Jack Franks' (D-Woodstock) work on corporate accountability has left Illinois as the best state in the Union on ensuring that public dollars spent to subsidize private companies for economic development are disclosed publicly. Here's a quote from Greg LeRoy, author of The Great American Job Scam (buy it here), from this AlterNet interview (a little long so you get the background):
Lakshmi: So what is the "great American job scam"?
Greg LeRoy: It's an intentionally rigged system that enables companies to get huge tax breaks and other taxpayer subsidies by promising good jobs and higher tax revenues -- and then allowing them to fail to deliver and suffer no meaningful consequences.
And this is a system that costs the American tax payers $50 billion a year?

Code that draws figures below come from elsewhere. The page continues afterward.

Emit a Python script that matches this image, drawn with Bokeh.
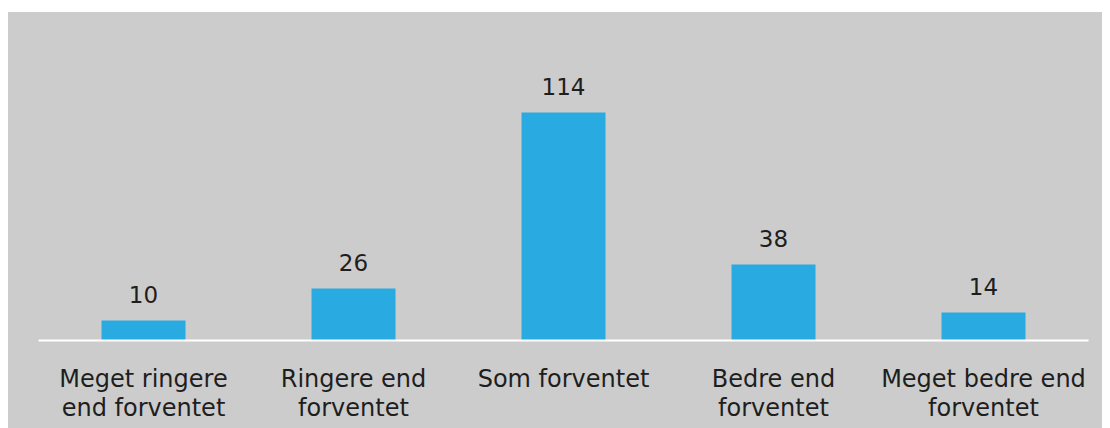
from bokeh.plotting import figure
from bokeh.models import ColumnDataSource, Range1d
from bokeh.embed import file_html
from bokeh.resources import INLINE
from bokeh.core.properties import value

categories = ["Meget ringere\nend forventet", "Ringere end\nforventet", "Som forventet",
              "Bedre end\nforventet", "Meget bedre end\nforventet"]
counts = [10, 26, 114, 38, 14]
labels = [str(c) for c in counts]

BG = "#cccccc"
BAR = "#29abe2"
TXT = "#1e1e1e"
FONT = "DejaVu Sans"

src = ColumnDataSource(dict(cat=categories, val=counts, lab=labels))

p = figure(x_range=categories, y_range=Range1d(0, 150), width=1094, height=416,
           output_backend="svg", toolbar_location=None, margin=(12, 0, 0, 8),
           styles={"background-color": BG})
p.background_fill_color = BG
p.border_fill_color = None
p.outline_line_color = None
p.min_border_left = 30
p.min_border_right = 14
p.min_border_top = 28
p.min_border_bottom = 88
p.xgrid.visible = False
p.ygrid.visible = False
p.yaxis.visible = False

p.vbar(x="cat", top="val", width=0.4, source=src, color=BAR, line_color=None)
p.text(x="cat", y="val", text="lab", source=src, text_align="center",
       text_baseline="alphabetic", y_offset=-26, text_font=value(FONT),
       text_font_size="23px", text_color=TXT)

xa = p.xaxis[0]
xa.axis_line_color = "white"
xa.axis_line_width = 2
xa.major_tick_line_color = None
xa.major_tick_out = 0
xa.major_tick_in = 0
xa.minor_tick_line_color = None
xa.major_label_text_font = FONT
xa.major_label_text_font_size = "24px"
xa.major_label_text_color = TXT
xa.major_label_text_line_height = 1.05
xa.major_label_standoff = 24

open("out.html", "w").write(file_html(p, INLINE))
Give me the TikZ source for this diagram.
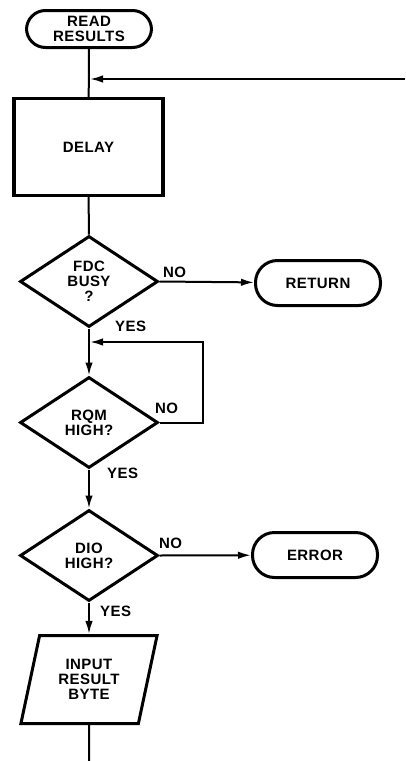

Right, that's the estimated total spending by states and cities.
One of the points you make in the book is that it is very hard to get this data, right? There is no disclosure, with these corporate deals being negotiated behind closed doors. So the very heart of your argument -- that corporations don't deliver on the increased tax revenues, increased jobs, etc that they promise in return for these tax breaks -- is obscured by this lack of disclosure.
People who develop these estimates at the state level are dealing with broad aggregate numbers. It would tell you nothing about any specific company, whether it did or did not create jobs, did or did not generate tax revenue. In most states, we are completely in the dark.
Having said that, 12 states now have some form of annual company-specific disclosure. We're very excited because just recently Illinois, just began reporting data. There are four states now that disclose some of their data on the web and we think Illinois is the best.
That website is here, by the way. It's nice to be the best, right?
Another piece of good news is a biodiesel bill that Representative Feigenholtz and Senator Cullerton worked on that requires almost all local governments in the state to start using a blend of 98% oil diesel fuel and 2% biodiesel fuel has been signed into law by Governor Blagojevich. The bill is HB 112.
A site called Grain Net has a story here.
One complaint: neither Chicago sponsor was mentioned in the story. And my friend Jay who works for both of those legislators put in a ton of work on this legislation, and *he* certainly isn't credited either.
The bill is here. Check out how we started -- we asked for 50% biodiesel at first and funded by a 0.1 cent increase in the gasoline tax. Those two items were shot down rather quickly. But it is good policy to tax gasoline far more than we do. It's in Illinois' economic interest to tax our imports (like gasoline) to make the products we export (like biodiesel) more attractive.
This bill was a unanimous bill, to be fair. I wonder if raising the gasoline tax would get support if the money went to smart Illinois investments like biodiesel.